Lucie wished she could tidy her aunt, but there was no time. The servants needed calming, direction. ‘There are bound to be injuries, Aunt. You will need your medicines, clean rags, warm water.’

Phillippa shuffled towards the kitchen.

Lucie turned to Daimon, who was sitting up trying to catch someone’s attention.

‘What has happened?’

She told him. ‘Jenny, Walter and their boy are safe. Rest, Daimon. We need you whole.’

In late afternoon, Lucie sat with Daimon, grateful for the quiet moment. She had sent Tildy, who found it impossible to rest, out to manage the preparation of a cottage for Jenny and Walter. Daimon had suggested one unoccupied since the previous summer when the elderly woman who had lived there died of pestilence. They would not move for several days, after the dangerous vapours from the plague had been dispelled by a juniper fire and then the cottage aired out.

Lucie’s quiet moment was truly just that, a moment. She was mixing a tisane for Daimon when he looked over her shoulder and closed his eyes with a sigh.

‘What is it. A pain?’ Lucie asked.

‘Ma. I hoped she would not hear that I was injured.’

Lucie had forgotten about Daimon’s mother. After Daimon’s father’s death, his mother had moved to a cottage at a distance from the manor house. Lucie had not thought to send word to Winifred of her son’s injuries.
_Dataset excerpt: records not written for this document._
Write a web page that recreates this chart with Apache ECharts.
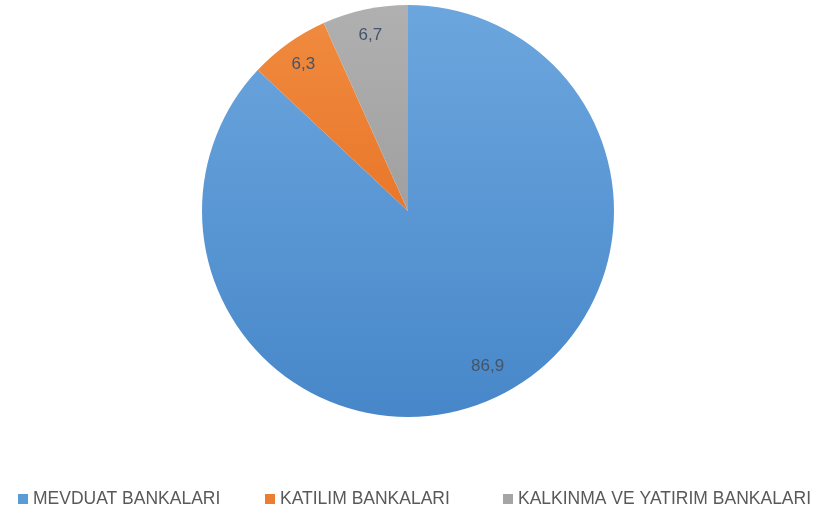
<!DOCTYPE html>
<html><head><meta charset="utf-8">
<script src="https://cdn.jsdelivr.net/npm/echarts@6/dist/echarts.min.js"></script>
<style>html,body{margin:0;padding:0;background:#fff}#c{width:816px;height:508px}</style>
</head><body><div id="c"></div>
<script>
const categories = ['MEVDUAT BANKALARI', 'KATILIM BANKALARI', 'KALKINMA VE YATIRIM BANKALARI'];
const values = [86.9, 6.3, 6.7];
const colors = [
  new echarts.graphic.LinearGradient(0, 0, 0, 1, [{offset: 0, color: '#6ca6de'}, {offset: 1, color: '#4787c9'}]),
  new echarts.graphic.LinearGradient(0, 0, 0, 1, [{offset: 0, color: '#f08a3e'}, {offset: 1, color: '#e9772a'}]),
  new echarts.graphic.LinearGradient(0, 0, 0, 1, [{offset: 0, color: '#b0b0b0'}, {offset: 1, color: '#a0a0a0'}])
];
const legendColors = ['#5b9bd5', '#ed7d31', '#a5a5a5'];
const legendLeft = [13, 260, 498];
const R = 206;
const chart = echarts.init(document.getElementById('c'), null, {renderer: 'canvas'});
const data = categories.map((n, i) => ({name: n, value: values[i], itemStyle: {color: colors[i]}}));
const fmt = p => String(p.value).replace('.', ',');
chart.setOption({
  animation: false,
  legend: categories.map((n, i) => ({
    data: [{name: n, itemStyle: {color: legendColors[i]}}],
    left: legendLeft[i], top: 485,
    icon: 'rect', itemWidth: 10, itemHeight: 10, itemGap: 6,
    textStyle: {fontFamily: 'Liberation Sans', fontSize: 17.5, color: '#595959'},
    selectedMode: false
  })),
  series: [
    {
      type: 'pie', center: [408, 211], radius: [0, R],
      startAngle: 90, clockwise: true, silent: true,
      label: {show: false}, labelLine: {show: false},
      itemStyle: {borderWidth: 0},
      data: data
    },
    {
      type: 'pie', center: [408, 211], radius: [0, R * 1.72],
      startAngle: 90, clockwise: true, silent: true, legendHoverLink: false,
      itemStyle: {color: 'rgba(0,0,0,0)', borderWidth: 0},
      label: {show: true, position: 'inside', formatter: fmt, fontFamily: 'Liberation Sans', fontSize: 17, color: '#44546a'},
      labelLine: {show: false},
      data: categories.map((n, i) => ({name: n + ' ', value: values[i],
        label: i === 0 ? {offset: [8, -10]} : {}}))
    }
  ]
});
</script></body></html>
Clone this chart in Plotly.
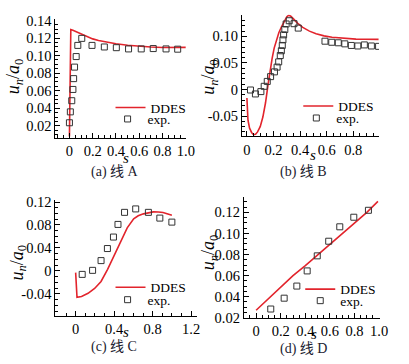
import plotly.graph_objects as go

# ---------------- data ----------------
# Panel (a)
a_ddes_s = [0, 0.004, 0.008, 0.012, 0.03, 0.06, 0.1, 0.15, 0.2, 0.25, 0.3, 0.4, 0.5, 0.6, 0.7, 0.8, 0.9, 1.0]
a_ddes_u = [0.008, 0.07, 0.126, 0.1295, 0.1288, 0.127, 0.1245, 0.1215, 0.119, 0.1172, 0.1158, 0.1135, 0.1118, 0.1105, 0.1097, 0.1092, 0.109, 0.1093]
a_exp_s = [0.0, 0.008, 0.02, 0.03, 0.036, 0.044, 0.058, 0.072, 0.106, 0.194, 0.30, 0.403, 0.508, 0.617, 0.72, 0.83, 0.93]
a_exp_u = [0.0236, 0.036, 0.0487, 0.0615, 0.0738, 0.0869, 0.0989, 0.1116, 0.1196, 0.1116, 0.1098, 0.109, 0.1076, 0.1076, 0.108, 0.1076, 0.1073]

# Panel (b)
b_ddes_s = [0, 0.003, 0.008, 0.02, 0.035, 0.05, 0.065, 0.08, 0.10, 0.12, 0.14, 0.16, 0.175, 0.19, 0.205, 0.22, 0.24, 0.26, 0.28, 0.30, 0.315, 0.33, 0.35, 0.38, 0.42, 0.47, 0.52, 0.58, 0.64, 0.70, 0.76, 0.82, 0.88, 0.94, 0.99]
b_ddes_u = [-0.016, -0.042, -0.058, -0.073, -0.081, -0.085, -0.0845, -0.080, -0.070, -0.052, -0.025, 0.011, 0.037, 0.059, 0.078, 0.092, 0.107, 0.118, 0.129, 0.137, 0.140, 0.138, 0.133, 0.125, 0.117, 0.110, 0.105, 0.101, 0.0985, 0.097, 0.0958, 0.095, 0.0948, 0.0946, 0.0945]
b_exp_s = [0.027, 0.064, 0.105, 0.13, 0.153, 0.178, 0.207, 0.227, 0.239, 0.251, 0.259, 0.266, 0.271, 0.276, 0.285, 0.295, 0.318, 0.354, 0.386, 0.587, 0.638, 0.687, 0.736, 0.785, 0.834, 0.883, 0.936, 0.99]
b_exp_u = [-0.001, -0.0084, -0.004, 0.006, 0.0152, 0.0242, 0.0332, 0.0422, 0.052, 0.064, 0.073, 0.083, 0.0935, 0.103, 0.113, 0.1235, 0.1296, 0.124, 0.1157, 0.091, 0.089, 0.088, 0.086, 0.083, 0.082, 0.084, 0.082, 0.0813]

# Panel (c)
c_ddes_s = [0, 0.005, 0.014, 0.061, 0.129, 0.197, 0.264, 0.332, 0.4, 0.468, 0.536, 0.603, 0.65, 0.705, 0.76, 0.807, 0.86, 0.908, 0.95, 1.0]
c_ddes_u = [-0.003, -0.03, -0.046, -0.0444, -0.039, -0.0306, -0.0183, 0.0028, 0.0278, 0.0528, 0.075, 0.0906, 0.096, 0.0994, 0.1018, 0.1028, 0.1025, 0.1017, 0.0995, 0.097]
c_exp_s = [0.068, 0.176, 0.264, 0.33, 0.393, 0.44, 0.508, 0.624, 0.756, 0.875, 1.0]
c_exp_u = [-0.006, 0.001, 0.018, 0.039, 0.059, 0.081, 0.102, 0.108, 0.102, 0.092, 0.085]

# Panel (d)
d_ddes_s = [0, 0.1, 0.2, 0.3, 0.4, 0.5, 0.6, 0.7, 0.8, 0.9, 0.99]
d_ddes_u = [0.027, 0.0378, 0.0495, 0.06, 0.0695, 0.0795, 0.0895, 0.0995, 0.1098, 0.12, 0.1305]
d_exp_s = [0.119, 0.228, 0.331, 0.415, 0.497, 0.59, 0.68, 0.794, 0.913]
d_exp_u = [0.0282, 0.0385, 0.05, 0.0644, 0.0787, 0.0926, 0.1063, 0.1154, 0.122]

# tick labels
a_xtick_vals = [0, 0.2, 0.4, 0.6, 0.8, 1.0]
a_xtick_text = ["0", "0.2", "0.4", "0.6", "0.8", "1.0"]
a_ytick_vals = [0.02, 0.04, 0.06, 0.08, 0.10, 0.12, 0.14]
a_ytick_text = ["0.02", "0.04", "0.06", "0.08", "0.10", "0.12", "0.14"]
b_xtick_vals = [0, 0.2, 0.4, 0.6, 0.8]
b_xtick_text = ["0", "0.2", "0.4", "0.6", "0.8"]
b_ytick_vals = [-0.05, 0, 0.05, 0.10]
b_ytick_text = ["-0.05", "0", "0.05", "0.10"]
c_xtick_vals = [0, 0.4, 0.8, 1.2]
c_xtick_text = ["0", "0.4", "0.8", "1.2"]
c_ytick_vals = [-0.04, 0, 0.04, 0.08, 0.12]
c_ytick_text = ["-0.04", "0", "0.04", "0.08", "0.12"]
d_xtick_vals = [0, 0.2, 0.4, 0.6, 0.8, 1.0]
d_xtick_text = ["0", "0.2", "0.4", "0.6", "0.8", "1.0"]
d_ytick_vals = [0.02, 0.04, 0.06, 0.08, 0.10, 0.12]
d_ytick_text = ["0.02", "0.04", "0.06", "0.08", "0.10", "0.12"]

captions = ["(a) 线 A", "(b) 线 B", "(c) 线 C", "(d) 线 D"]
series_names = ["DDES", "exp."]

# ---------------- styling / layout ----------------
W, H = 409, 364
SERIF = "Liberation Serif, Times New Roman, serif"
CAP_FONT = "Liberation Serif, Noto Sans CJK SC, serif"
RED = "#e2242c"
TICK_SIZE = 14.5

def px_x(p):
    return p / W

def px_y(p):
    return 1 - p / H

panels = [
    dict(ds=a_ddes_s, du=a_ddes_u, es=a_exp_s, eu=a_exp_u,
         xdom=(56.7, 190), ydom=(13, 136.7), xr=(-0.12, 1.0), yr=(0.0062, 0.1411),
         xtv=a_xtick_vals, xtt=a_xtick_text, ytv=a_ytick_vals, ytt=a_ytick_text,
         xminor=0.05, yminor=0.005,
         leg1=(113, 105), leg2=(110, 117),
         ytitle=(14.5, 72), stitle=(129, 157), cap=(118, 172)),
    dict(ds=b_ddes_s, du=b_ddes_u, es=b_exp_s, eu=b_exp_u,
         xdom=(247.3, 387.5), ydom=(8, 135), xr=(-0.038, 0.993), yr=(-0.0885, 0.141),
         xtv=b_xtick_vals, xtt=b_xtick_text, ytv=b_ytick_vals, ytt=b_ytick_text,
         xminor=0.05, yminor=0.01,
         leg1=(305, 103.5), leg2=(303, 116),
         ytitle=(214.5, 73), stitle=(320, 154), cap=(310, 172)),
    dict(ds=c_ddes_s, du=c_ddes_u, es=c_exp_s, eu=c_exp_u,
         xdom=(56.7, 201.7), ydom=(201, 322.3), xr=(-0.21, 1.264), yr=(-0.0785, 0.124),
         xtv=c_xtick_vals, xtt=c_xtick_text, ytv=c_ytick_vals, ytt=c_ytick_text,
         xminor=0.1, yminor=0.01,
         leg1=(113, 292.5), leg2=(110, 305.5),
         ytitle=(19, 267), stitle=(129, 339), cap=(117, 355)),
    dict(ds=d_ddes_s, du=d_ddes_u, es=d_exp_s, eu=d_exp_u,
         xdom=(249.3, 388.3), ydom=(198.3, 324), xr=(-0.1, 1.005), yr=(0.02, 0.1345),
         xtv=d_xtick_vals, xtt=d_xtick_text, ytv=d_ytick_vals, ytt=d_ytick_text,
         xminor=0.05, yminor=0.005,
         leg1=(307, 294.5), leg2=(307, 306.5),
         ytitle=(214.5, 256), stitle=(321, 341), cap=(310, 357)),
]

fig = go.Figure()
layout = dict(
    width=W, height=H, autosize=False,
    margin=dict(l=0, r=0, t=0, b=0, pad=0),
    paper_bgcolor="white", plot_bgcolor="white",
    font=dict(family=SERIF, size=13.5, color="black"),
    annotations=[],
)

for i, p in enumerate(panels):
    k = "" if i == 0 else str(i + 1)
    xa, ya = "x" + k, "y" + k
    lg1 = "legend" if i == 0 else "legend" + str(2 * i + 1)
    lg2 = "legend" + str(2 * i + 2)
    fig.add_trace(go.Scatter(x=p["ds"], y=p["du"], mode="lines", name=series_names[0],
                             line=dict(color=RED, width=1.6), xaxis=xa, yaxis=ya,
                             legend=lg1, showlegend=True))
    fig.add_trace(go.Scatter(x=p["es"], y=p["eu"], mode="markers", name=series_names[1],
                             marker=dict(symbol="square-open", size=6, color="#333333",
                                         line=dict(width=1, color="#333333")),
                             xaxis=xa, yaxis=ya, legend=lg2, showlegend=True))
    axis_common = dict(showline=True, linecolor="black", linewidth=1, mirror=False,
                       showgrid=False, zeroline=False, ticks="inside", ticklen=5,
                       tickcolor="black", tickwidth=1,
                       tickfont=dict(family=SERIF, size=TICK_SIZE, color="black"))
    layout["xaxis" + k] = dict(axis_common, domain=[px_x(p["xdom"][0]), px_x(p["xdom"][1])],
                               range=list(p["xr"]), anchor=ya, tickmode="array",
                               tickvals=p["xtv"], ticktext=p["xtt"],
                               minor=dict(ticks="inside", ticklen=3, tickcolor="black",
                                          dtick=p["xminor"], tick0=0, showgrid=False))
    layout["yaxis" + k] = dict(axis_common, domain=[px_y(p["ydom"][1]), px_y(p["ydom"][0])],
                               range=list(p["yr"]), anchor=xa, tickmode="array",
                               tickvals=p["ytv"], ticktext=p["ytt"],
                               minor=dict(ticks="inside", ticklen=3, tickcolor="black",
                                          dtick=p["yminor"], tick0=0, showgrid=False))
    leg_common = dict(xanchor="left", yanchor="middle", bgcolor="rgba(0,0,0,0)",
                      borderwidth=0, itemwidth=30,
                      font=dict(family=SERIF, size=13.5, color="black"))
    layout[lg1] = dict(leg_common, x=px_x(p["leg1"][0]), y=px_y(p["leg1"][1]))
    layout[lg2] = dict(leg_common, x=px_x(p["leg2"][0]), y=px_y(p["leg2"][1]))
    layout["annotations"].append(dict(
        text="<i>u</i><sub><i>n</i></sub>/<i>a</i><sub>0</sub>", textangle=-90,
        x=px_x(p["ytitle"][0]), y=px_y(p["ytitle"][1]), xref="paper", yref="paper",
        xanchor="center", yanchor="middle", showarrow=False,
        font=dict(family=SERIF, size=18, color="black")))
    layout["annotations"].append(dict(
        text="<i>s</i>", x=px_x(p["stitle"][0]), y=px_y(p["stitle"][1]),
        xref="paper", yref="paper", xanchor="center", yanchor="middle", showarrow=False,
        font=dict(family=SERIF, size=15, color="black")))
    layout["annotations"].append(dict(
        text=captions[i], x=px_x(p["cap"][0]), y=px_y(p["cap"][1]),
        xref="paper", yref="paper", xanchor="center", yanchor="middle", showarrow=False,
        font=dict(family=CAP_FONT, size=14, color="#1c1c30")))

fig.update_layout(**layout)
fig.write_html("out.html", config={"displayModeBar": False},
               post_script="document.body.style.margin='0';")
‘Mistress Wilton,’ Winifred said in her gentle voice, bowing her head slightly, her crisp white wimple rustling with the movement. ‘God bless you for the care you have given my son.’ She was a tiny woman, with pale skin and large, dark eyes. A servant carried her wool and spinning wheel.

‘He was wounded defending the manor,’ said Lucie. ‘It — ’

‘As was his duty.’ Winifred crouched beside her son, fussed with the bandage on his forehead. Glancing up at Lucie with an accusing frown she pronounced it damp.

‘Ma,’ Daimon moaned, ‘Mistress Wilton knows what she is doing.’

‘I have packed the wound to bring down the swelling,’ Lucie said. ‘Would you like some time alone?’ She rose from her seat, offering it to Winifred, who slid up on to it. As she smoothed out the skirt of her grey gown she thanked Lucie and went back to examining her son.

Lucie thought to use the time to find something to eat and headed for the buttery. Some bread, cheese and ale would suit her.

Sarah, the kitchen maid, was in the room, hanging fresh loaves in a wicker cage out of the reach of mice. She seemed in a hurry to complete her task when Lucie arrived. It was Sarah who had enjoyed cook’s son’s pranks. She was a large, lumbering young woman, perpetually sweating and wheezing. Her saving graces were an infectious laugh and long-fingered hands that seemed to belong to another body. Not much with which to capture a man’s heart. What had Nan’s son, Joseph, seen in her? Daimon said he had been handsome, though not a young man. Sarah’s presence in the buttery reminded Lucie that both Sarah and Joseph would have been aware of the treasury.

‘Do not hurry on my account,’ Lucie said. ‘Cook managed to bake this morning?’

‘She said we must eat,’ Sarah mumbled.

‘Does her son Joseph look like cook?’ Lucie asked.